I'm a fan of Charlotte Gray's. I read Sisters In the Wilderness, about Susannah Moodie and Catharine Parr Traill ( and I think every woman should read it, just so we can keep things in perspective when the fridge breaks down or we get a flat tire on the 401), and Flint and Feather, the biography of Pauline Johnson, whose poems were a part of our readers in elementary school, as well as the biography of Alexander Graham Bell ( I think the title is Reluctant Genius), so when I saw this title on the list of Canada Reads 2011 top 40 titles in non-fiction, I found it at our library and settled down to enjoy another story of a well-known Canadian.

And it was very enjoyable, and very informative. Isabel Mackenzie King was the daughter of William Lyon Mackenzie who led the 1837 revolt in Upper Canada, and the mother of William Lyon Mackenzie King, who was one of our greatest prime ministers. Willie, as he was known by his family, absolutely adored his mother, almost unnaturally so, and she herself, disappointed by her husband's lack of initiative and constant financial problems, relied almost exclusively on Willie for both financial and emotional support.

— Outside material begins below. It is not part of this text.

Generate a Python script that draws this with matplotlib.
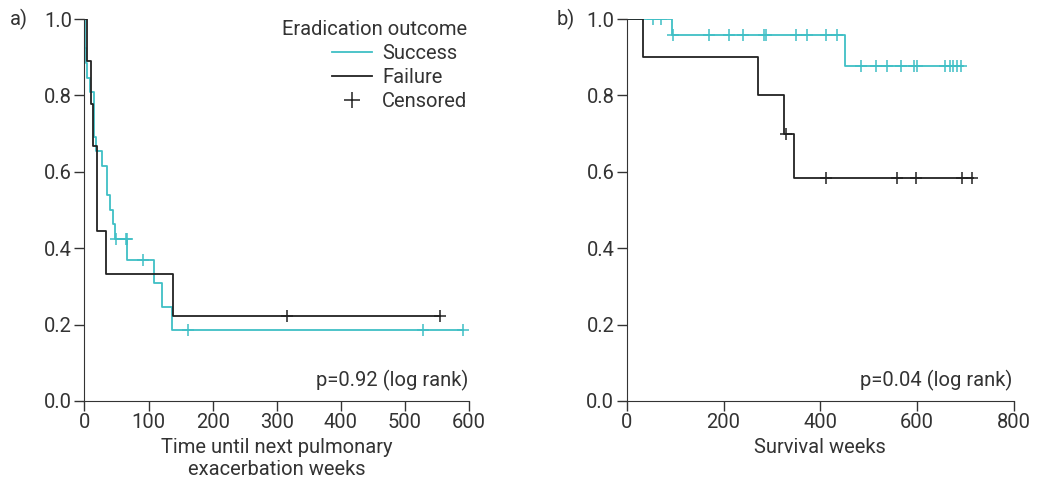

As a portrait of Toronto in the late 19th century, it was particularly interesting to me - the way people lived, the city limits ( Isabel was in her twenties before she ever went north of Eglinton Ave), the At Homes which the King women attended and hosted, even as they scraped together enough money to hold them, the class distinctions, and so on, so the book also is a social history of women at this time. It must be fascinating to do research like this. Fortunately the King family were all great letter-writers,so there must have been lots of material to work from. For example, while Willie was in Chicago, he sent a ten-page letter home once a week!!

Tuesday, November 1, 2011

Twelve Steps To A Compassionate Life by Karen Armstrong ✔✔✔✔

I can't believe I didn't enter a posting on this book when I first read it back in May or June of this year, unless I knew that I'd probably be reading it again and again. I'm presently on my third reading of it, this time chapter by chapter because our study group is using it as our focus for this year.

Karen Armstrong is one of my favorite spiritual writers, and this one is a handbook, if you like, to leading a compassionate life. I've felt for some time that, even as my views on faith and religion have changed so much over the past five years or so, I could be doing more - more to help others, more to express in a positive way those changes in my perspective, more to help myself along this life journey. This book is built around the Golden Rule, and the twelve steps are presented first as a treatise on compassion itself and how it is built into the major religions of the world, but then she moves on to finding compassion within your own world, within yourself, then moving out to others.

Reading this enabled me to finally be able to communicate with Brooke as the mother of our grandchild to present as clearly as I could how David needed some compassion in this trauma he's experienced for the past 16 months. I don't know what influence it had, but it doesn't matter - there were finally some more positive movements. I felt infinitely better for having done it, too.